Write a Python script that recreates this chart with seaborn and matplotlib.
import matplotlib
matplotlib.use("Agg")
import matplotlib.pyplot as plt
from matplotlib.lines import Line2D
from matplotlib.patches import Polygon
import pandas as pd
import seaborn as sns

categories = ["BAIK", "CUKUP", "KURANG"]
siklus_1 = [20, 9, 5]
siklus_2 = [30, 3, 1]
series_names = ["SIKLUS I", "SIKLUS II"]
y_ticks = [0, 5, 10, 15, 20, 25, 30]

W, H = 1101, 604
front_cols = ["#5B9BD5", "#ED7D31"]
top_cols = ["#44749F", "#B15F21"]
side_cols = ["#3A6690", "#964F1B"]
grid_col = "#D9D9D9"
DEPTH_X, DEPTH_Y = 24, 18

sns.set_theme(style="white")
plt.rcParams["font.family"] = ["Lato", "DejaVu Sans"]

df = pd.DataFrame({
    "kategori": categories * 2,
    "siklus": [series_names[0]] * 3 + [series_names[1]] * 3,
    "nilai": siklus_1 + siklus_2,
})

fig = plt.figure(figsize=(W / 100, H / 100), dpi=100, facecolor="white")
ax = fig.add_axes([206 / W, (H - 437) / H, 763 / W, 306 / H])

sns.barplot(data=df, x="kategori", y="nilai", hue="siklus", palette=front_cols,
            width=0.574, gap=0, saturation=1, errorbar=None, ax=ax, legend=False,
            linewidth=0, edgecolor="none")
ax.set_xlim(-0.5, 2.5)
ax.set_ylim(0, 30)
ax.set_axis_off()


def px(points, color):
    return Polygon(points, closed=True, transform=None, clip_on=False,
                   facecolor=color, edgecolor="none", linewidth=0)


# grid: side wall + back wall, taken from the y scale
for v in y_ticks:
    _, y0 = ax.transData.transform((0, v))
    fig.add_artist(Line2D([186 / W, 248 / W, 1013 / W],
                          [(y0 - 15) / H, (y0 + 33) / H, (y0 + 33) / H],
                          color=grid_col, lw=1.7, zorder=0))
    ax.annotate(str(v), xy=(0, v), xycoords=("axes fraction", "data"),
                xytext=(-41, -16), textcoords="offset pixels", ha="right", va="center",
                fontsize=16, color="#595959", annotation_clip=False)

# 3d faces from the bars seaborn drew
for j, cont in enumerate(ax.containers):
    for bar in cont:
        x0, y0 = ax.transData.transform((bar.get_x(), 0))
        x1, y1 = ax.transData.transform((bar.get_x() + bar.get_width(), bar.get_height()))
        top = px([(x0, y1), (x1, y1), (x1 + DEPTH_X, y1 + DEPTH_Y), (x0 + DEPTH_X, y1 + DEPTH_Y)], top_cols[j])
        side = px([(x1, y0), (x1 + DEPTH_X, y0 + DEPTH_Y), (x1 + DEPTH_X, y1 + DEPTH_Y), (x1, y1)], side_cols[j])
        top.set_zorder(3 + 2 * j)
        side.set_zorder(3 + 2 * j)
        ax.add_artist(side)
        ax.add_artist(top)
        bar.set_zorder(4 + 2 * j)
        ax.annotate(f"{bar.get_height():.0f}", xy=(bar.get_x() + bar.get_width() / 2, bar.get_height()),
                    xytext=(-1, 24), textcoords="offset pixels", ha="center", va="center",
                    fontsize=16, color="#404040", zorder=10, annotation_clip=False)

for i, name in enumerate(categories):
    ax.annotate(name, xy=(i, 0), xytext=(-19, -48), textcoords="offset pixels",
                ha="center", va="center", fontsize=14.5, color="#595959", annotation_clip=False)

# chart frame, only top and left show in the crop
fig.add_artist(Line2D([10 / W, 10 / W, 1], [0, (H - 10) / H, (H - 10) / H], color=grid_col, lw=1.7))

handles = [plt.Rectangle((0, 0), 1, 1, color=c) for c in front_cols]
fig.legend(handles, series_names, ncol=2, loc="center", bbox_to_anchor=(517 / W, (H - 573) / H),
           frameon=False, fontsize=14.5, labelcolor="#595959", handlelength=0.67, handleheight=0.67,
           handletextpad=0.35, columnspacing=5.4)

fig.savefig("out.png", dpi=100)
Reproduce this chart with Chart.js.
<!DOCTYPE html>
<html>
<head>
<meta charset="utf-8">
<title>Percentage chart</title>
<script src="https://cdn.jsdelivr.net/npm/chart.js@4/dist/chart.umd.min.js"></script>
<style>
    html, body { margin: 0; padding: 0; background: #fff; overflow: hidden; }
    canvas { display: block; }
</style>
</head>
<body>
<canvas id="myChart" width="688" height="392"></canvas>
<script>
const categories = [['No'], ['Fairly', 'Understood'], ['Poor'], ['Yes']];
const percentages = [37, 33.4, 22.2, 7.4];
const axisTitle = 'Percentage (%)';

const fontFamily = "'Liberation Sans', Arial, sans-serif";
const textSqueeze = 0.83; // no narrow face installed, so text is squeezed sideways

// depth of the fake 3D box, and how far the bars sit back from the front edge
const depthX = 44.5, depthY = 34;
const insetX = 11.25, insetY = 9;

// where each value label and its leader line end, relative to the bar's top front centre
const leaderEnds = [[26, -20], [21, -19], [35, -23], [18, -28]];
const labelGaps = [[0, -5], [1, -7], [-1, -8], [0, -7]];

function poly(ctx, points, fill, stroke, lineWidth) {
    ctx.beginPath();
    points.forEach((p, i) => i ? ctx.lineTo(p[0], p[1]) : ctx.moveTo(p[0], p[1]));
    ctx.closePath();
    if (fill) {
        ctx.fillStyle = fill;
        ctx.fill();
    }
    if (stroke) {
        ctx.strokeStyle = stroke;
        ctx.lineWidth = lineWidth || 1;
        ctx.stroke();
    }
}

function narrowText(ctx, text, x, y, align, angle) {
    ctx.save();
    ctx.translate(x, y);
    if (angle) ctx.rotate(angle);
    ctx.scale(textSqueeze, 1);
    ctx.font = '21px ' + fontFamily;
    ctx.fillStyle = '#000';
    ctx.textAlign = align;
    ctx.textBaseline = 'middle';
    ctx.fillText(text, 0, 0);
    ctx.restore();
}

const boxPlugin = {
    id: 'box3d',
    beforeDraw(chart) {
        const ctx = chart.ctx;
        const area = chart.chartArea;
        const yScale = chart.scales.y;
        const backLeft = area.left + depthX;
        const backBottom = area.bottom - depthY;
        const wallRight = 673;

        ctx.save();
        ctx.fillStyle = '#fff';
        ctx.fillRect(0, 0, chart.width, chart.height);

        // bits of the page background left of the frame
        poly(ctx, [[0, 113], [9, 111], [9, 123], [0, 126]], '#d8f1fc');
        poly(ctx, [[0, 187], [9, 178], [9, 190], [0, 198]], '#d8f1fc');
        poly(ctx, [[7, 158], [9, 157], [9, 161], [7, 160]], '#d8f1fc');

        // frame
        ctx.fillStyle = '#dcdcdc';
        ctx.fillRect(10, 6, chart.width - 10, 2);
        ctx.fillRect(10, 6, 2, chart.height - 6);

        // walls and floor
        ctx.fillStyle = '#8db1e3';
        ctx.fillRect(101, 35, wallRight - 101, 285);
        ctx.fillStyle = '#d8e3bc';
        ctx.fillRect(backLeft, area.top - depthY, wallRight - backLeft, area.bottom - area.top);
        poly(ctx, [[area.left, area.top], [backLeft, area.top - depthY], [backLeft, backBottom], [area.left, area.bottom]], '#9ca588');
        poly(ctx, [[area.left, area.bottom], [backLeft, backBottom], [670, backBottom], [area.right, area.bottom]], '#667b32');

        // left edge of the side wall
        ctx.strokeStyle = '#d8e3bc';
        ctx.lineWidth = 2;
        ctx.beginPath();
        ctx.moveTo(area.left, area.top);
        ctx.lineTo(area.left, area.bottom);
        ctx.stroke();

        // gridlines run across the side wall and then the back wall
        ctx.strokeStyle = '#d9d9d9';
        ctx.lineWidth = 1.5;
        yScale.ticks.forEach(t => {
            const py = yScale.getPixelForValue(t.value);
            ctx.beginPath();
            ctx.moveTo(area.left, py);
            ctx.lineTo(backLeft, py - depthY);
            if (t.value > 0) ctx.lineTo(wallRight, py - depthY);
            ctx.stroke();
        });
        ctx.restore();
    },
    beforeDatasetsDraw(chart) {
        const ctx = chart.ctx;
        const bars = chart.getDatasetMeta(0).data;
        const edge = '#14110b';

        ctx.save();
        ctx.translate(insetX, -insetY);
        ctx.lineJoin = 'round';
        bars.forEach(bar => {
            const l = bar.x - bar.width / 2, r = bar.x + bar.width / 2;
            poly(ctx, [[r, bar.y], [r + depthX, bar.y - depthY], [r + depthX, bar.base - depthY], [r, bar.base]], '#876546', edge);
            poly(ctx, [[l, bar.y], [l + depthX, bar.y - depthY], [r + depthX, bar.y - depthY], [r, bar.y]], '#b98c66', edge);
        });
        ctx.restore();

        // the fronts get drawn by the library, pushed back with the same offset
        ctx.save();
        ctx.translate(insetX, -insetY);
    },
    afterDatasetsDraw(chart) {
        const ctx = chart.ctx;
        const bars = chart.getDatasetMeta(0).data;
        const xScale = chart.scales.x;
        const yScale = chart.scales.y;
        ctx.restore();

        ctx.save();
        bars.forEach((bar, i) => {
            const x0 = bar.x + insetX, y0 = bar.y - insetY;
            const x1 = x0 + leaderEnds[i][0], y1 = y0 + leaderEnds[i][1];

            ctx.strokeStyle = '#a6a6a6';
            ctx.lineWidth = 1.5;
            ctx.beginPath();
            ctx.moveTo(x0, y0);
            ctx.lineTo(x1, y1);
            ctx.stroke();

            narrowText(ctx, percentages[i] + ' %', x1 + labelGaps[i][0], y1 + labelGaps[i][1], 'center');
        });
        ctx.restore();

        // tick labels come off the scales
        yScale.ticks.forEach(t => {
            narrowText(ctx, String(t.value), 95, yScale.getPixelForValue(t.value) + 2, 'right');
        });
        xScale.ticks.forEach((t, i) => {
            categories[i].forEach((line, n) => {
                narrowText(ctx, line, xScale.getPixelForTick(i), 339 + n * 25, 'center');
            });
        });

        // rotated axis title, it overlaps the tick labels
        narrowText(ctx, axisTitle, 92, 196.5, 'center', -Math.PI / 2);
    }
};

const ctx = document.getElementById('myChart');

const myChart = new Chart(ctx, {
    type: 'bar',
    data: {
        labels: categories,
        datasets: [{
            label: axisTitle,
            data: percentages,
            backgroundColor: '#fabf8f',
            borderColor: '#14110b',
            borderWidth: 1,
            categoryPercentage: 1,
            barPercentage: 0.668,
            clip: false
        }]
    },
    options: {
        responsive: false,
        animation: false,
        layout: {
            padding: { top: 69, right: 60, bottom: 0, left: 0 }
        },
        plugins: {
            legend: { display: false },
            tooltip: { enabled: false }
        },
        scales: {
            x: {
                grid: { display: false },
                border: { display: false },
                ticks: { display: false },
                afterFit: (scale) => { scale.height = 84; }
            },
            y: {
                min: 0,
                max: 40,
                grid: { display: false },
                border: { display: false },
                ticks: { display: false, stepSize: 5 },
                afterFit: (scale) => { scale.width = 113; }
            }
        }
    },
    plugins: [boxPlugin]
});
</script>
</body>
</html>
· · · · ·
From the line containing "Reproduce this chart with Chart.js." down to the line containing "const axisTitle = 'Percentage (%)';" in the material above, reproduce every line exactly, including the two end lines.

Reproduce this chart with Chart.js.
<!DOCTYPE html>
<html>
<head>
<meta charset="utf-8">
<title>Percentage chart</title>
<script src="https://cdn.jsdelivr.net/npm/chart.js@4/dist/chart.umd.min.js"></script>
<style>
    html, body { margin: 0; padding: 0; background: #fff; overflow: hidden; }
    canvas { display: block; }
</style>
</head>
<body>
<canvas id="myChart" width="688" height="392"></canvas>
<script>
const categories = [['No'], ['Fairly', 'Understood'], ['Poor'], ['Yes']];
const percentages = [37, 33.4, 22.2, 7.4];
const axisTitle = 'Percentage (%)';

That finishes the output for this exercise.